When policy and the roles and responsibilities of service providers and government are unclear, it is difficult for users
and their representatives in civil society to advocate and tackle issues of accountability. Who is ultimately responsible for ensuring basic and safely managed WASH services? When these are clear with clear contractual arrangements, are there also agreed ways to measure and evaluate service performance? Who is measuring and communicating results? It is crucial to hold parties accountable for their actions and promises for this life sustaining services.
Sometimes civil society may fill the evidence gap with their own metrics. But government and service providers may choose to ignore the results on the basis that they are not ‘official’, ‘approved’ or even deemed to be ‘wrong’.
Establishing an information system is complex and it requires clarifying a matrix of roles and responsibilities so that it is clear who is reporting what and why. Using and communicating results is an important step in holding sector stakeholders accountable .
Establishing a national WASH M&E system in a participatory approach is one way to develop consensus and ensure parties are all working towards the same goals to sustain services. Indeed, for change and improvement at all levels, there is a need to engage in dialogue around sector performance in WASH service delivery.
The mechanics of measuring performance in a national system are relatively complex: many parties are involved over a large geographical scale. Setting appropriate indicators that are robust and measurable, and establishing sector roles and responsibilities is non-trivial and requires participatory and iterative processes. As a result, fragmentation is common and in resource-limited environments, the regulation of water and sanitation services by local authorities can be greatly constrained or entirely non-existent.
Taking all of this into account, wouldn’t it just be possible to use international indicators or even local measures and use research and periodic surveys such as the MICS to monitor and evaluate progress and skip national M&E systems? IBNET and IWA offer standard indicators. Indicators and reporting standards from the World Bank study on rural water indicators and the WPDx standard offer a start even for rural water services .

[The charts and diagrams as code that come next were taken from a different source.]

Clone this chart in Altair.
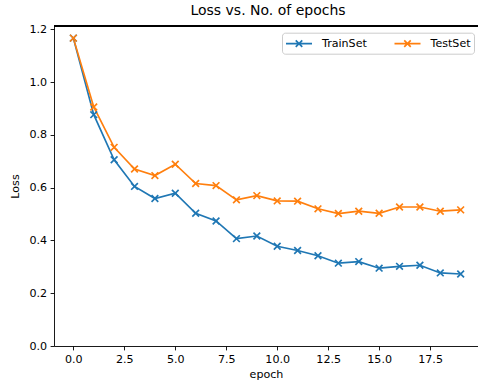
import altair as alt
import pandas as pd

epochs = list(range(20))
train_loss = [1.167, 0.877, 0.706, 0.605, 0.559, 0.579, 0.503, 0.474, 0.407, 0.417,
              0.378, 0.362, 0.342, 0.314, 0.320, 0.295, 0.302, 0.306, 0.277, 0.273]
test_loss = [1.167, 0.906, 0.753, 0.671, 0.646, 0.689, 0.616, 0.608, 0.554, 0.570,
             0.550, 0.549, 0.520, 0.502, 0.511, 0.503, 0.527, 0.527, 0.511, 0.516]
series = ["TrainSet", "TestSet"]
colors = ["#1f77b4", "#ff7f0e"]
x_ticks = [0, 2.5, 5, 7.5, 10, 12.5, 15, 17.5]
y_ticks = [0, 0.2, 0.4, 0.6, 0.8, 1.0, 1.2]

df = pd.DataFrame({
    "epoch": epochs * 2,
    "loss": train_loss + test_loss,
    "set": [series[0]] * len(epochs) + [series[1]] * len(epochs),
})

FONT = "DejaVu Sans"
W, H = 424, 320

xenc = alt.X("epoch:Q", scale=alt.Scale(domain=[-0.95, 19.85], nice=False, zero=False),
             axis=alt.Axis(values=x_ticks, format=".1f", title="epoch", titlePadding=4))
yenc = alt.Y("loss:Q", scale=alt.Scale(domain=[0, 1.213], nice=False),
             axis=alt.Axis(values=y_ticks, format=".1f", title="Loss", titlePadding=8))
color = alt.Color("set:N", scale=alt.Scale(domain=series, range=colors),
                  sort=series,
                  legend=alt.Legend(title=None, orient="none", legendX=228, legendY=6.7,
                                    direction="horizontal", columns=2))

base = alt.Chart(df)
lines = base.mark_line(strokeWidth=1.67).encode(x=xenc, y=yenc, color=color)
points = base.mark_point(shape="M-1,-1L1,1M-1,1L1,-1", filled=False, size=45,
                         strokeWidth=1.67, opacity=1).encode(x=xenc, y=yenc, color=color)
top = alt.Chart(df).mark_rule(color="black", strokeWidth=0.9).encode(
    x=alt.value(0), x2=alt.value(W), y=alt.value(0))

chart = alt.layer(lines, points, top).properties(
    width=W, height=H,
    title=alt.Title("Loss vs. No. of epochs", fontSize=14, font=FONT,
                    fontWeight="normal", anchor="middle", offset=5, dx=2, color="black"),
    autosize=alt.AutoSizeParams(type="none"),
    padding={"left": 54, "top": 26, "right": 0, "bottom": 37},
).configure_view(strokeWidth=0).configure_axis(
    grid=False, domainColor="black", domainWidth=0.9, tickColor="black", tickWidth=0.9,
    tickSize=3.9, labelPadding=3.5, labelFont=FONT, labelFontSize=11.1,
    labelColor="black", titleFont=FONT, titleFontSize=11.1, titleFontWeight="normal",
    titleColor="black",
).configure_legend(
    symbolType="M-1,0L3,0M0.5,-0.5L1.5,0.5M0.5,0.5L1.5,-0.5",
    symbolSize=169, symbolStrokeWidth=1.67, symbolFillColor="transparent",
    labelFont=FONT, labelFontSize=11.1, labelColor="black", labelOffset=22,
    columnPadding=23.5, padding=3, strokeColor="#cccccc", fillColor="white",
    cornerRadius=3,
)

chart.save("out.html", embed_options={"renderer": "svg", "actions": False})
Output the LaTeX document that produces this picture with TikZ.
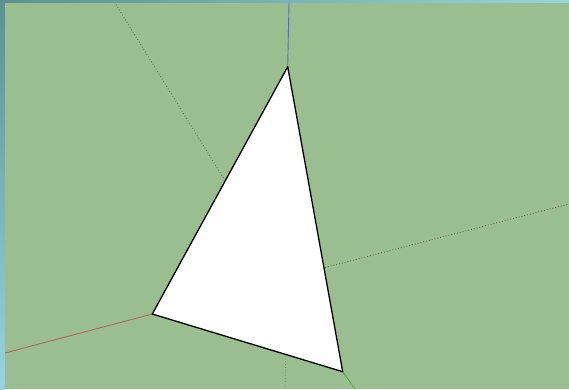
\documentclass[tikz,border=0pt]{standalone}
\usepackage{tikz}
\definecolor{groundgreen}{RGB}{155,190,145}
\definecolor{framedark}{RGB}{90,145,145}
\definecolor{framelight}{RGB}{152,212,224}
\definecolor{axisred}{RGB}{170,105,85}
\definecolor{axisgreen}{RGB}{75,175,75}
\definecolor{axisblue}{RGB}{90,110,165}

\begin{document}
\begin{tikzpicture}[x=1pt,y=-1pt]
  \useasboundingbox (0,0) rectangle (569,389);
  % window frame and ground
  \shade[left color=framedark,right color=framelight] (0,0) rectangle (569,3);
  \shade[top color=framedark,bottom color=framelight] (0,0) rectangle (5,389);
  \fill[groundgreen] (5,3) rectangle (569,389);
  % corners of the face
  \coordinate (top) at (287.7,66.7);
  \coordinate (left) at (152.3,314);
  \coordinate (right) at (342.7,371.7);
  % axis ends
  \coordinate (blueend) at (289,3);
  \coordinate (bluehid) at (285.8,353);
  \coordinate (bluelow) at (285,389);
  \coordinate (redend) at (5,353);
  \coordinate (redhid) at (325,267.5);
  \coordinate (redright) at (569,204);
  \coordinate (greenend) at (115,3);
  \coordinate (greenhid) at (225,180.5);
  \coordinate (greenlow) at (355,389);
  % axes
  \draw[axisblue,line width=.9pt] (top) -- (blueend);
  \draw[axisblue!70!groundgreen,dotted,line width=.8pt] (bluehid) -- (bluelow);
  \draw[axisred,line width=.9pt] (left) -- (redend);
  \draw[axisred!40!black!60!groundgreen,dotted,line width=.9pt] (redhid) -- (redright);
  \draw[axisgreen!60!black!70!groundgreen,dotted,line width=.9pt] (greenhid) -- (greenend);
  \draw[axisgreen,line width=.9pt] (right) -- (greenlow);
  % face
  \filldraw[fill=white,draw=black,line width=1.3pt,line join=round] (top) -- (left) -- (right) -- cycle;
\end{tikzpicture}
\end{document}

However, these standardized indicators do not per se lead to corrective actions. Who is listening and responding to issues? In effect, we are discussing taking actions and professionalized services to ensure that issues are acknowledged and addressed at the lowest appropriate level and that WASH services improve: in the community, in the district or elsewhere. Ultimately, this requires again more clarity on roles and responsibilities!
In a resource scarce environment, having a consistent approach that can be adapted as lessons are learned requires a framework larger the time-span of a project or short concession. It must be more targeted and specific than international sets of indicators (who measures, when, who uses the data, etc.).
Establishing national M&E systems with civil society and the private sector is important to ensure this framework and joint leadership and is why we talk about “country-led monitoring” instead of “government monitoring”
In 2016, we started participatory assessments of national WASH M&E systems in 10 countries. Since then 8 national M&E plans were drafted in each country and so far 2 validated with detailed activities and expenses.
A national WASH M&E framework can give a strong foundation for asking the right questions, identifying the right goals, targets, and indicators and providing a means to coordinate the measurement and learn from sector performance. The process of measurement really starts with asking the right questions.
Civil society and WASH service users need to know what to expect from the national framework and should work to influence it. Partners, donors, private sector (suppliers, distributors, works, etc.) need to have a framework within which there are clear rules and stable arrangement within which finance and contracts for products and services can be made available.
Indeed, a national WASH M&E system is a pre-requisite. It may look completely different across different countries as the questions and the regulatory environments vary, however, in all cases, there needs to be strong enough leadership in the country by all parties to ensure that new projects, contracts, and programmes follow the same logic or advocate to change it when it can be improved. In this way, we will learn and improve sector performance until we achieve the SDGs.
It will remain important for civil society, researchers and the private sector to continue to challenge governments to improve these systems and to work together to provide sustainable WASH services.